The event was conceived by Sean Brady, IOREBA secretary and senior director at Cushman & Wakefield in East Rutherford. Previously, similar gatherings focused on the suburbs. “This type of event didn’t exist and we need them,” he said. “Nobody was doing anything to showcase the cities of New Jersey.” He pointed out that with much of the state’s incentive packages geared toward urban areas, tenants need to know how they can lower their overhead costs by moving to a city core.

The evening’s speaker, Tim Lizura, senior vice president of the New Jersey Economic Development Authority, spoke about those incentive programs, which focus on three strategic aims: project assistance to businesses; promoting a green economy and marketing the State of New Jersey. “We need to talk about what makes New Jersey great,” he said.

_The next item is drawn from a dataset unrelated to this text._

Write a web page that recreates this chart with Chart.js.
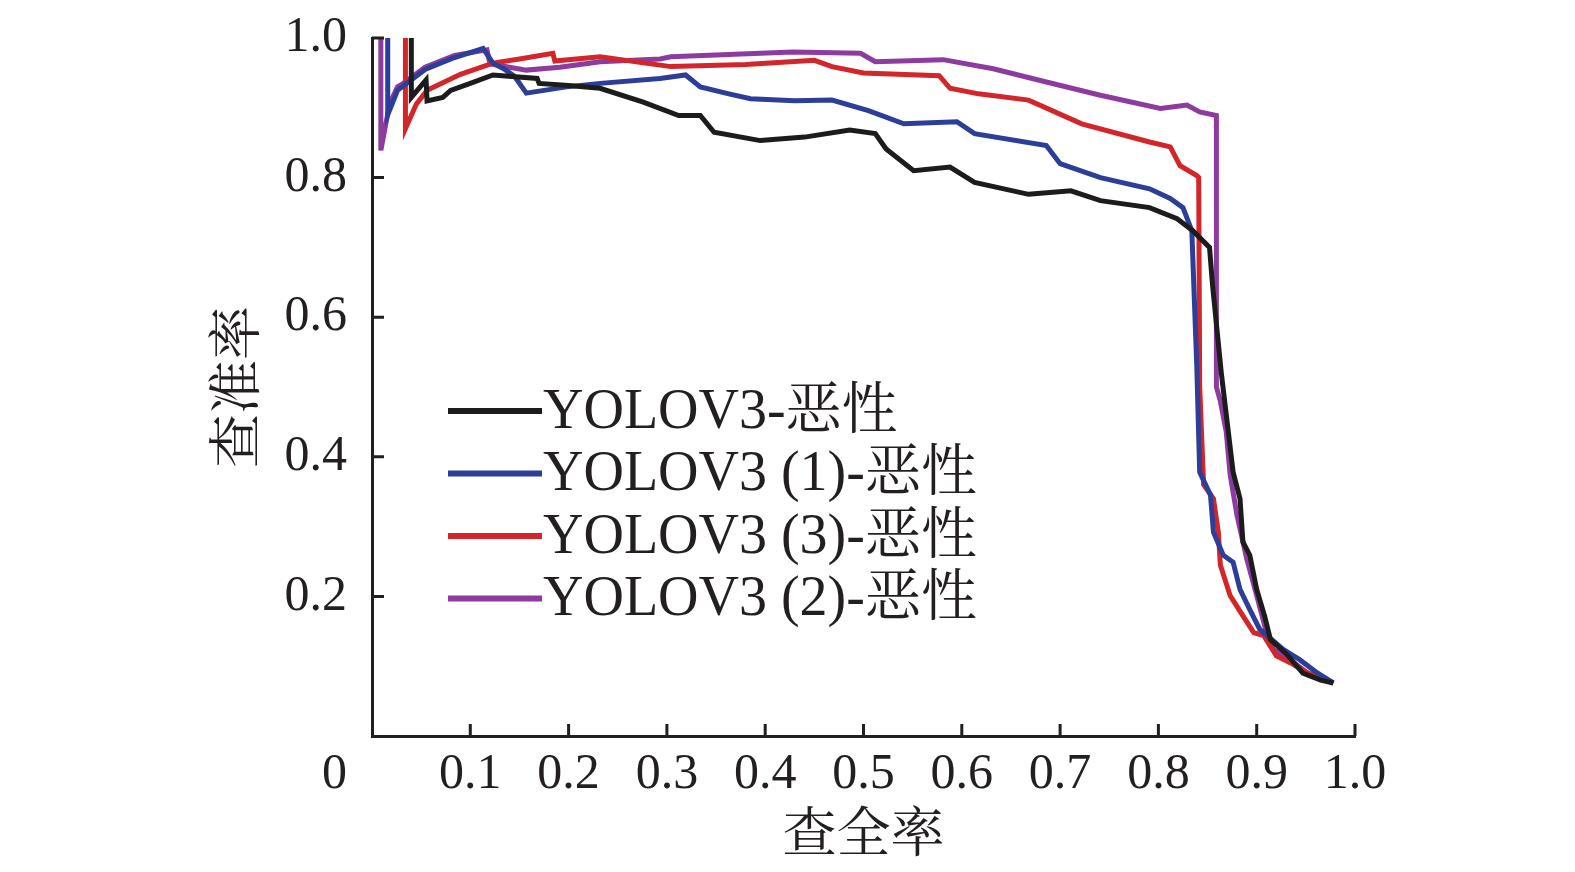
<!DOCTYPE html>
<html>
<head>
<meta charset="utf-8">
<script src="https://cdn.jsdelivr.net/npm/chart.js@4/dist/chart.umd.min.js"></script>
<style>
  html, body { margin: 0; padding: 0; background: #fff; }
  #wrap { width: 1575px; height: 872px; }
</style>
</head>
<body>
<div id="wrap"><canvas id="pr-chart" width="1575" height="872"></canvas></div>
<script>
// axis ticks
const xTicks = [0, 0.1, 0.2, 0.3, 0.4, 0.5, 0.6, 0.7, 0.8, 0.9, 1.0];
const yTicks = [0.2, 0.4, 0.6, 0.8, 1.0];

const seriesNames = ['YOLOV3-恶性', 'YOLOV3 (1)-恶性', 'YOLOV3 (3)-恶性', 'YOLOV3 (2)-恶性'];
const seriesColors = ['#1c1c1c', '#2c3e98', '#d3262a', '#8e3b9f'];

// YOLOV3 (black) – recall / precision
const recallA = [0.040, 0.040, 0.055, 0.056, 0.072, 0.080, 0.100, 0.123, 0.168, 0.170, 0.200, 0.232, 0.276, 0.312, 0.334, 0.348, 0.395, 0.440, 0.486, 0.512, 0.523, 0.551, 0.588, 0.613, 0.668, 0.711, 0.741, 0.791, 0.819, 0.835, 0.852, 0.855, 0.864, 0.876, 0.883, 0.886, 0.893, 0.900, 0.908, 0.914, 0.930, 0.947, 0.965, 0.978];
const precisionA = [1.0, 0.915, 0.940, 0.910, 0.915, 0.925, 0.935, 0.947, 0.942, 0.935, 0.932, 0.928, 0.908, 0.889, 0.889, 0.865, 0.853, 0.858, 0.868, 0.863, 0.841, 0.810, 0.815, 0.793, 0.776, 0.781, 0.767, 0.757, 0.741, 0.724, 0.700, 0.647, 0.520, 0.378, 0.340, 0.278, 0.259, 0.210, 0.172, 0.138, 0.118, 0.090, 0.080, 0.076];

// YOLOV3 (1) (blue)
const recallB = [0.016, 0.016, 0.026, 0.054, 0.084, 0.113, 0.123, 0.135, 0.145, 0.157, 0.175, 0.198, 0.232, 0.293, 0.319, 0.334, 0.363, 0.385, 0.430, 0.468, 0.505, 0.541, 0.595, 0.613, 0.686, 0.700, 0.741, 0.791, 0.812, 0.825, 0.834, 0.836, 0.839, 0.842, 0.853, 0.856, 0.866, 0.876, 0.883, 0.893, 0.903, 0.927, 0.944, 0.960, 0.978];
const precisionB = [1.0, 0.890, 0.925, 0.955, 0.972, 0.985, 0.964, 0.955, 0.945, 0.921, 0.925, 0.930, 0.935, 0.942, 0.947, 0.930, 0.920, 0.913, 0.910, 0.911, 0.896, 0.877, 0.880, 0.863, 0.846, 0.820, 0.800, 0.784, 0.770, 0.757, 0.724, 0.647, 0.532, 0.378, 0.345, 0.292, 0.259, 0.249, 0.210, 0.181, 0.153, 0.124, 0.109, 0.092, 0.076];

// YOLOV3 (3) (red)
const recallC = [0.034, 0.034, 0.045, 0.056, 0.090, 0.123, 0.150, 0.184, 0.186, 0.232, 0.304, 0.380, 0.450, 0.468, 0.500, 0.577, 0.588, 0.617, 0.668, 0.722, 0.791, 0.812, 0.822, 0.839, 0.841, 0.842, 0.846, 0.856, 0.861, 0.863, 0.873, 0.886, 0.897, 0.907, 0.920, 0.934, 0.951, 0.978];
const precisionC = [1.0, 0.870, 0.905, 0.925, 0.948, 0.964, 0.970, 0.978, 0.967, 0.973, 0.959, 0.962, 0.968, 0.959, 0.950, 0.946, 0.928, 0.920, 0.911, 0.877, 0.851, 0.844, 0.817, 0.803, 0.800, 0.500, 0.360, 0.340, 0.292, 0.245, 0.201, 0.172, 0.148, 0.144, 0.115, 0.105, 0.091, 0.076];

// YOLOV3 (2) (purple)
const recallD = [0.009, 0.009, 0.018, 0.026, 0.032, 0.054, 0.084, 0.117, 0.120, 0.157, 0.191, 0.232, 0.293, 0.304, 0.428, 0.497, 0.512, 0.581, 0.632, 0.686, 0.741, 0.802, 0.829, 0.842, 0.859, 0.859, 0.863, 0.869, 0.873, 0.880, 0.890, 0.900, 0.910, 0.917, 0.934, 0.951, 0.978];
const precisionD = [1.0, 0.839, 0.906, 0.930, 0.935, 0.958, 0.975, 0.983, 0.963, 0.954, 0.958, 0.966, 0.970, 0.973, 0.980, 0.978, 0.966, 0.969, 0.956, 0.937, 0.918, 0.899, 0.904, 0.894, 0.889, 0.500, 0.480, 0.436, 0.374, 0.316, 0.253, 0.201, 0.148, 0.124, 0.109, 0.091, 0.076];

const serifFont = '"Liberation Serif", "Noto Serif CJK SC", "Noto Sans CJK SC", serif';
const inkColor = '#231f20';

function toPoints(xs, ys) {
  return xs.map((x, i) => ({ x: x, y: ys[i] }));
}

const allSeries = [
  toPoints(recallA, precisionA),
  toPoints(recallB, precisionB),
  toPoints(recallC, precisionC),
  toPoints(recallD, precisionD)
];

// short tick marks pointing into the plot
const innerTicks = {
  id: 'innerTicks',
  afterDraw(chart) {
    const { ctx, chartArea, scales } = chart;
    ctx.save();
    ctx.strokeStyle = inkColor;
    ctx.lineWidth = 3;
    ctx.beginPath();
    xTicks.forEach((v) => {
      if (v === 0) return;
      const px = scales.x.getPixelForValue(v);
      ctx.moveTo(px, chartArea.bottom);
      ctx.lineTo(px, chartArea.bottom - 12);
    });
    yTicks.forEach((v) => {
      const py = scales.y.getPixelForValue(v);
      ctx.moveTo(chartArea.left, py);
      ctx.lineTo(chartArea.left + 12, py);
    });
    ctx.stroke();
    ctx.restore();
  }
};

// legend stacked inside the plot
const insideLegend = {
  id: 'insideLegend',
  afterDraw(chart) {
    const { ctx } = chart;
    const rowTop = 411;
    const rowGap = 62.5;
    ctx.save();
    ctx.font = '56px ' + serifFont;
    ctx.textBaseline = 'middle';
    ctx.textAlign = 'left';
    chart.data.datasets.forEach((ds, i) => {
      const y = rowTop + i * rowGap;
      ctx.strokeStyle = ds.borderColor;
      ctx.lineWidth = 6;
      ctx.beginPath();
      ctx.moveTo(448, y);
      ctx.lineTo(542, y);
      ctx.stroke();
      ctx.fillStyle = inkColor;
      ctx.fillText(ds.label, 543, y + 2);
    });
    ctx.restore();
  }
};

const ctx = document.getElementById('pr-chart').getContext('2d');
new Chart(ctx, {
  type: 'line',
  data: {
    datasets: allSeries.map((pts, i) => ({
      label: seriesNames[i],
      data: pts,
      borderColor: seriesColors[i],
      borderWidth: 5,
      pointRadius: 0,
      tension: 0,
      fill: false,
      clip: false
    }))
  },
  options: {
    responsive: false,
    animation: false,
    devicePixelRatio: 1,
    layout: { padding: { left: 0, top: 38, right: 220, bottom: 0 } },
    plugins: {
      legend: { display: false },
      tooltip: { enabled: false }
    },
    scales: {
      x: {
        type: 'linear',
        min: 0,
        max: 1,
        afterBuildTicks(scale) {
          scale.ticks = xTicks.map((v) => ({ value: v }));
        },
        afterFit(scale) { scale.height = 136; },
        grid: { display: false, drawTicks: false },
        border: { display: true, color: inkColor, width: 3 },
        ticks: {
          autoSkip: false,
          maxRotation: 0,
          padding: 9,
          color: inkColor,
          font: { family: serifFont, size: 50 },
          callback: (v) => (v === 0 ? '0      ' : v.toFixed(1))
        },
        title: {
          display: true,
          text: '查全率',
          color: inkColor,
          font: { family: serifFont, size: 54 },
          padding: { top: 0, bottom: 2 }
        }
      },
      y: {
        type: 'linear',
        min: 0,
        max: 1,
        afterBuildTicks(scale) {
          scale.ticks = yTicks.map((v) => ({ value: v }));
        },
        afterFit(scale) {
          scale.width = 372;
          scale.paddingTop = 0;
          scale.paddingBottom = 0;
        },
        grid: { display: false, drawTicks: false },
        border: { display: true, color: inkColor, width: 3 },
        ticks: {
          padding: 25,
          color: inkColor,
          font: { family: serifFont, size: 50 },
          callback: (v) => v.toFixed(1)
        },
        title: {
          display: true,
          text: '查准率',
          color: inkColor,
          font: { family: serifFont, size: 54 },
          padding: { top: 208, bottom: 0 }
        }
      }
    }
  },
  plugins: [innerTicks, insideLegend]
});
</script>
</body>
</html>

Lizura highlighted the state’s Main Street Business Assistance Program, which aids small and mid-sized firms through loan guarantees from the state. He furthered mentioned that the InvestNJ program, which provides capital investment and job creation grants for New Jersey businesses, has already reached its funding limit of $120 million.

In June, he said the state is going to roll out an initiative that will offer money to companies who wish to reduce their greenhouse emissions by retrofitting their real estate. The dollars will either come in the form of grants or low-cost loans, he said.

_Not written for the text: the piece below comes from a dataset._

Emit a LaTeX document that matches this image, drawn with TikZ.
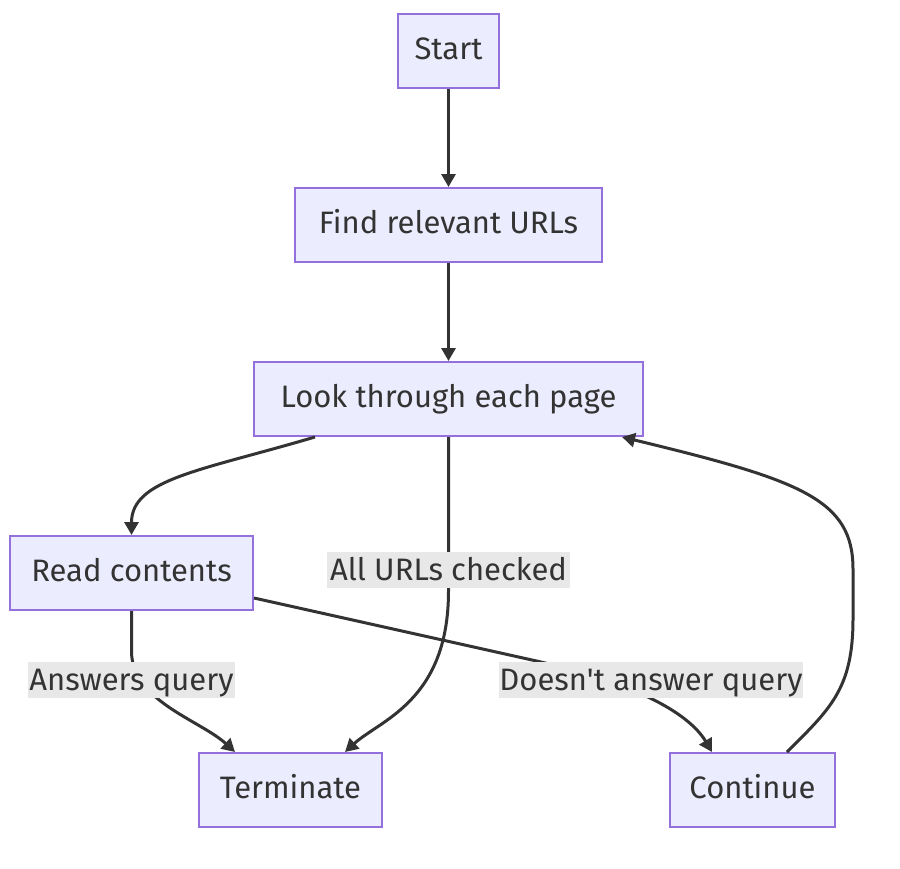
\documentclass[tikz,border=0pt]{standalone}
\usepackage{fontspec}
\newfontfamily\flowfont{Fira Sans}
\usetikzlibrary{arrows.meta}
\definecolor{nodefill}{HTML}{ECECFF}
\definecolor{nodeline}{HTML}{9370DB}
\definecolor{edgeline}{HTML}{333333}
\definecolor{labelfill}{HTML}{E8E8E8}

\begin{document}
\begin{tikzpicture}[x=1pt, y=-1pt,
    box/.style={draw=nodeline, fill=nodefill, line width=2pt, inner sep=0pt,
      minimum height=74pt, text height=24pt, text depth=8pt, text=edgeline,
      font=\flowfont\fontsize{31}{37}\selectfont},
    edgelabel/.style={fill=labelfill, inner sep=0pt, minimum height=36pt,
      text height=24pt, text depth=3pt, text=edgeline,
      font=\flowfont\fontsize{31}{37}\selectfont},
    flow/.style={draw=edgeline, line width=3pt, -{Triangle[length=13pt,width=14pt]}}]
    \useasboundingbox (0,0) rectangle (900,868);

    % Steps
    \node[box, minimum width=101pt] (start) at (448.5,51) {Start};
    \node[box, minimum width=307pt] (find) at (448.5,225) {Find relevant URLs};
    \node[box, minimum width=389pt] (look) at (448.5,399) {Look through each page};
    \node[box, minimum width=243pt] (read) at (131.5,573) {Read contents};
    \node[box, minimum width=183pt] (term) at (290.5,790) {Terminate};
    \node[box, minimum width=165pt] (cont) at (752.5,790) {Continue};

    % Straight links
    \draw[flow] (start) -- (find);
    \draw[flow] (find) -- (look);

    % Curved links
    \draw[flow] ([xshift=-133.5pt]look.south) .. controls +(-115,34) and +(0,-56) .. (read.north);
    \draw[flow] (look.south) -- ++(0,154) .. controls +(0,110) and +(35,-32) .. ([xshift=54.5pt]term.north);
    \draw[flow] (read.south) -- ++(0,40) .. controls +(0,50) and +(-35,-32) .. ([xshift=-55.5pt]term.north);
    \draw[flow] ([shift={(0,25)}]read.east) -- ++(287,64) .. controls +(100,23) and +(-22,-37) .. ([xshift=-40.5pt]cont.north);
    \draw[flow] ([xshift=34.5pt]cont.north) .. controls +(43,-43) and +(0,70) .. ++(66,-133)
      -- ++(0,-50) .. controls +(0,-70) and +(178,43) .. ([xshift=173.5pt]look.south);

    % Link labels
    \node[edgelabel, minimum width=243pt] (checked) at (448.5,570) {All URLs checked};
    \node[edgelabel, minimum width=207pt] (answers) at (131.5,680) {Answers query};
    \node[edgelabel, minimum width=304pt] (doesnt) at (651,680) {Doesn't answer query};
\end{tikzpicture}
\end{document}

Lizura also told the crowd that amendments to the state’s Urban Transit Hub Tax Credit Act are on track to be passed by the senate in June and have the support of the governor. Among the revisions is a lowering of the limit on the total capital investment in an urban project from $75 million to $50 million. “This makes it a much more viable program,” he said.

Other initiatives in the works are changes to the current Revenue Allocation District Financing Act and the institution of a tax-exempt bond program similar to Liberty Bonds in Lower Manhattan. Lizura said the latter will help reduce the cost of institutional investment in the state. “It’s an exciting new tool in the tool box,” he said. Lizura also noted that under the federal stimulus program, each state will get $150 million.

The event also featured about 30 exhibits from local developers, architects, contractors and the Brick City Development Corp., Newark’s economic development agency.